Influenza A viruses are rapidly evolving pathogens with potential for novel strains to emerge and cause human pandemics. H1N1, H2N2 and H3N2 influenza A virus (known as human viruses) hemagglutinin (HA) binds to glycan receptors in the human upper respiratory epithelia that are terminated by a2,6-linked sialic acid (also known as human receptors), a critical feature that permits the virus to efficiently infect and transmit via aerosol in humans. The avian-adapted H5N1, H9N1, H7N7, H7N2 and H7N9 have shown binding to human receptors, cause severe infections in humans and are rapidly evolving in various species but are yet to adapt to the human host to establish sustained circulation. There is a need to better understand and differentiate glycan receptor binding properties between these avian-adapted and human viruses. This chapter offers perspectives on structural and biochemical analyses of HA-glycan receptor interactions from standpoint of distinguishing receptor specificity of human and avian viruses and also in the context of their natural evolution. The perspectives offered in this chapter are intended to expand the current thinking and hence understanding of HA-glycan specificity to facilitate improved surveillance and preparedness in the event of an emergence of a novel strain with pandemic potential.

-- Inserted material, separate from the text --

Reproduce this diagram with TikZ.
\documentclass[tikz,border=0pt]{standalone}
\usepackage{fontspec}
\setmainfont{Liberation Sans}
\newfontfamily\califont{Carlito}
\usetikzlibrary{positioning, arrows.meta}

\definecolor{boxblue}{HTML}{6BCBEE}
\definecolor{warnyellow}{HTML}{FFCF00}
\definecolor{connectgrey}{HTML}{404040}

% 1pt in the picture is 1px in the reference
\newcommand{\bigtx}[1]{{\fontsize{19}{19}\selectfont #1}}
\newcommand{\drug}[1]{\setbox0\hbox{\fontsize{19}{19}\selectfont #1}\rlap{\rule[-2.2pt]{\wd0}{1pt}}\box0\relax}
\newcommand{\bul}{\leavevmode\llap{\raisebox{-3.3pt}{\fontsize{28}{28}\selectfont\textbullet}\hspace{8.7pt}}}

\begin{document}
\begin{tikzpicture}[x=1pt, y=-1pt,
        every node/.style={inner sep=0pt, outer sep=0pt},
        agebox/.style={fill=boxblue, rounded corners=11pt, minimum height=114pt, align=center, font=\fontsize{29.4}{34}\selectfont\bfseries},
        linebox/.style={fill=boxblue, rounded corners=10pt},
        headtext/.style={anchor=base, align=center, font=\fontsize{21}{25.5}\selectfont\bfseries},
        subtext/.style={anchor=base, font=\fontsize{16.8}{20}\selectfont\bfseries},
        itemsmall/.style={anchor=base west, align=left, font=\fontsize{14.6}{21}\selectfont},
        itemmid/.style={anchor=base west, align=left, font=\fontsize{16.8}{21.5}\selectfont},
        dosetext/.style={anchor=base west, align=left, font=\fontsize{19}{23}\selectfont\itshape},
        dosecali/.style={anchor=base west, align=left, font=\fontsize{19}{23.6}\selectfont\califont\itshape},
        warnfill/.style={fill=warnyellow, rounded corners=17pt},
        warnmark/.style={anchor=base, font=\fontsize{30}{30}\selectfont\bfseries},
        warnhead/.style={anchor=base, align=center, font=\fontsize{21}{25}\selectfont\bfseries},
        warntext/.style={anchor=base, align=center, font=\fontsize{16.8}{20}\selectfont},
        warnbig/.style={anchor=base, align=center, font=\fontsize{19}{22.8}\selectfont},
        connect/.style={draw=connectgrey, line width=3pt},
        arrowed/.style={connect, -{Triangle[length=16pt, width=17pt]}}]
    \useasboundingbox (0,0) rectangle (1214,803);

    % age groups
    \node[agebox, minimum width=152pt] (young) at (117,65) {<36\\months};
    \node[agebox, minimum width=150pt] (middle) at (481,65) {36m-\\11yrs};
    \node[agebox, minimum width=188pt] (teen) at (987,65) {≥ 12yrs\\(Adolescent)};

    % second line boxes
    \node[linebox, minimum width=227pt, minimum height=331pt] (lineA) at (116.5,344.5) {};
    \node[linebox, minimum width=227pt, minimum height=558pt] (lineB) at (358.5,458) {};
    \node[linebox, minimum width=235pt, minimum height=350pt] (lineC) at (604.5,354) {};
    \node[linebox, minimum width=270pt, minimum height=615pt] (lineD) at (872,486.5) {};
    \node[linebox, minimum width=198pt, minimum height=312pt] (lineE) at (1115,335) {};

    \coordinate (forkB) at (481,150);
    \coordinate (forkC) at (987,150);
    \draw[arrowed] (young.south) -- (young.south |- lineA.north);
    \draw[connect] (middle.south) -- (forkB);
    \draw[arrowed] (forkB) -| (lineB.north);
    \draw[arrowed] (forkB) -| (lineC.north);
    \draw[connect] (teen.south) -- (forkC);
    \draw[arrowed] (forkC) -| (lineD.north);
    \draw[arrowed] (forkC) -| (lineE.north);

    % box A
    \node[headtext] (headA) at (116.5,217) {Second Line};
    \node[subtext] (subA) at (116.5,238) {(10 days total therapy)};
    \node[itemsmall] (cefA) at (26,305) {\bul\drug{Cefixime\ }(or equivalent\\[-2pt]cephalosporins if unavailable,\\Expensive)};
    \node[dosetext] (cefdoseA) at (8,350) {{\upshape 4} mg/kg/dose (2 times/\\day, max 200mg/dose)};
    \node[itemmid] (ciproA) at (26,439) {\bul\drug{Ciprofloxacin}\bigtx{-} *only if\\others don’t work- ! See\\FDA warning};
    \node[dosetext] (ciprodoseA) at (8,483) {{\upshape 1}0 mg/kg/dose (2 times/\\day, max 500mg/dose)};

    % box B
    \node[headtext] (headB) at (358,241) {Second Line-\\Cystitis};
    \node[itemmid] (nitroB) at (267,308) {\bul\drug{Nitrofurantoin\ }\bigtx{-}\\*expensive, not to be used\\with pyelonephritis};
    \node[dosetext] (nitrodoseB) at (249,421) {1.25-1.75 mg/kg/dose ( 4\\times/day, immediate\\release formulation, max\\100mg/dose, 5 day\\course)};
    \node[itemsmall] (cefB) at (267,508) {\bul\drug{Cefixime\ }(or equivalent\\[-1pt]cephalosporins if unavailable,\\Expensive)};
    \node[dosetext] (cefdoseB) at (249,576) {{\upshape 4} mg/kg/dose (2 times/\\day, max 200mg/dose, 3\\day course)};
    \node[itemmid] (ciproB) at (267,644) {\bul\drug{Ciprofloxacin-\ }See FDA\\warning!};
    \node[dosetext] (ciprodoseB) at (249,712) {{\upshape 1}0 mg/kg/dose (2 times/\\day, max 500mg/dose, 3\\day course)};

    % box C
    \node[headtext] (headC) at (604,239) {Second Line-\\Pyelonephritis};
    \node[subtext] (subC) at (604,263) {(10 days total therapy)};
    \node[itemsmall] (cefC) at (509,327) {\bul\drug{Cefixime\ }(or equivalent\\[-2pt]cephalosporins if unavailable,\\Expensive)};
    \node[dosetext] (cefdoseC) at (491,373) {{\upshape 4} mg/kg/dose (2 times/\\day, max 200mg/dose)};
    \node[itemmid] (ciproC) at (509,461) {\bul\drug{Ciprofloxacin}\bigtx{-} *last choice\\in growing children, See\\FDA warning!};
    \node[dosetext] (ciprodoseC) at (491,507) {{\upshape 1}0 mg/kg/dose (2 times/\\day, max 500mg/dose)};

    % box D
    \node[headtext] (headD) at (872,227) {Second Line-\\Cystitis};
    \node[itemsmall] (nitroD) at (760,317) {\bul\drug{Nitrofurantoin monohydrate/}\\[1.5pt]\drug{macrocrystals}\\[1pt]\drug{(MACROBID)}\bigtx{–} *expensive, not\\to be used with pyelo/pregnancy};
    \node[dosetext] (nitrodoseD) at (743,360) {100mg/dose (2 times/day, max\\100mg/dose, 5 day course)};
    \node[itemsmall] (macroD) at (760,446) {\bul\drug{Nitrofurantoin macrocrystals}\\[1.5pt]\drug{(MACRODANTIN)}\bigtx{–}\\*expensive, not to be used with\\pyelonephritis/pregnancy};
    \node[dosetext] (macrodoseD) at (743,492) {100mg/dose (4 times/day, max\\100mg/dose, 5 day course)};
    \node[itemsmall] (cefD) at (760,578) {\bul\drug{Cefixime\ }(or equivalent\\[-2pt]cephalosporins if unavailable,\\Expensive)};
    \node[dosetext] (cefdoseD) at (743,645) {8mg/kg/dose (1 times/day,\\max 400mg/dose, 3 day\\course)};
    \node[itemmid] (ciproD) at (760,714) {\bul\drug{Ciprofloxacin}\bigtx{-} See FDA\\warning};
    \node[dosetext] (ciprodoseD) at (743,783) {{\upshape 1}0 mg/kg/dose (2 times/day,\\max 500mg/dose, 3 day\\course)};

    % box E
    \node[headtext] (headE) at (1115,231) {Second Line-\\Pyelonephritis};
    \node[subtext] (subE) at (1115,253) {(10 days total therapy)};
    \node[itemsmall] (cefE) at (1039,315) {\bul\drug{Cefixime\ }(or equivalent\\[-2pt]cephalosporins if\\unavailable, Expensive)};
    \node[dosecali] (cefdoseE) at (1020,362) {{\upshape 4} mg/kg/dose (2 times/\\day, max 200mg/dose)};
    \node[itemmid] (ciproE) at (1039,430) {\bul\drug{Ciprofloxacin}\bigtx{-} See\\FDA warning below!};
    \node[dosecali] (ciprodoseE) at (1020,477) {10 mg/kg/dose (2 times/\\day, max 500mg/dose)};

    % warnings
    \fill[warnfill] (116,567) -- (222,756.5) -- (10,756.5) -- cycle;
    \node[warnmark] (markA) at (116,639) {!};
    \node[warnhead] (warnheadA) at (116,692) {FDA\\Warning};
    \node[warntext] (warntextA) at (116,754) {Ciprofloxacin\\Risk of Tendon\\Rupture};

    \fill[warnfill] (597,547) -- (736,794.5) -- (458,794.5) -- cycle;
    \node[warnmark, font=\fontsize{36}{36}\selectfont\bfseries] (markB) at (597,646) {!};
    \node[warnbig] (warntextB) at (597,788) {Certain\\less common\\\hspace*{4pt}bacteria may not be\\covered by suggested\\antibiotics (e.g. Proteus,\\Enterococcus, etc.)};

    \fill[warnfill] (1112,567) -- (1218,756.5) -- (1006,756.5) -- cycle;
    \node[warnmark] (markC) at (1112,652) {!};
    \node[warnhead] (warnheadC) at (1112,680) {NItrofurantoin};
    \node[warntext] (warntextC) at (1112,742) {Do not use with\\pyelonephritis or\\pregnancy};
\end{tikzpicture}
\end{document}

7. PB1-F2: A Multi-functional Non-structural Influenza A Virus Protein
Eike R. Hrincius and Jonathan A. McCullers
Pages: 121-138.
A central determinant of pathogenicity for influenza A virus (IAV) infections is the interplay of the invading virus with the host immune system. The host has to recognize and fight the invading pathogen; at the same time the induced immune reaction has to be well balanced and not self-destroying. Influenza viruses have evolved strategies to support their replication and to circumvent host immune responses. The PB1-F2 protein of IAVs, a nonstructural protein only found within the infected cell, has had manifold functions attributed to it. The protein's proposed support of virus replication, together with modulation of immune responses, categorize PB1-F2 as a classic multi-functional viral protein. Shortly after its discovery it became obvious that PB1-F2 has the potential to mediate pathogenicity upon primary viral infection and also during bacterial co-infections. This effect appears to be mediated by induction of cell death, promotion of cytokine release and inflammation, and/or modulation of interferon responses in a virus, cell type, and host-specific manner. Because these functions of PB1-F2 are poorly understood and this protein has not been as well studied as other influenza virus proteins, research efforts need to be intensified to clarify the role of PB1-F2 in influenza virus infections.
8. Avian Influenza H7N9 Virus
Ying Wu, Yi Shi, Jun Liu, Yan Wu and George F. Gao
Pages: 139-160.
In March 2013, the first cases of human infection with a novel reassortant of avian influenza A virus (H7N9) were reported in China. The rapid increase in cases with considerable morbidity and mortality over a subsequent brief time period has posed a great threat to public health globally. In this chapter we present an overview of the current understanding of H7N9 virus from the perspectives of the virus origin, clinical features and treatments of virus infection, host immune responses, virus receptor-binding properties as well as drug resistance. We also provide a snapshot of vaccine development and monoclonal antibody application against H7N9 virus infection and call for precautionary measurements for unpredictable emergence of novel reassortants of influenza viruses, HxNy.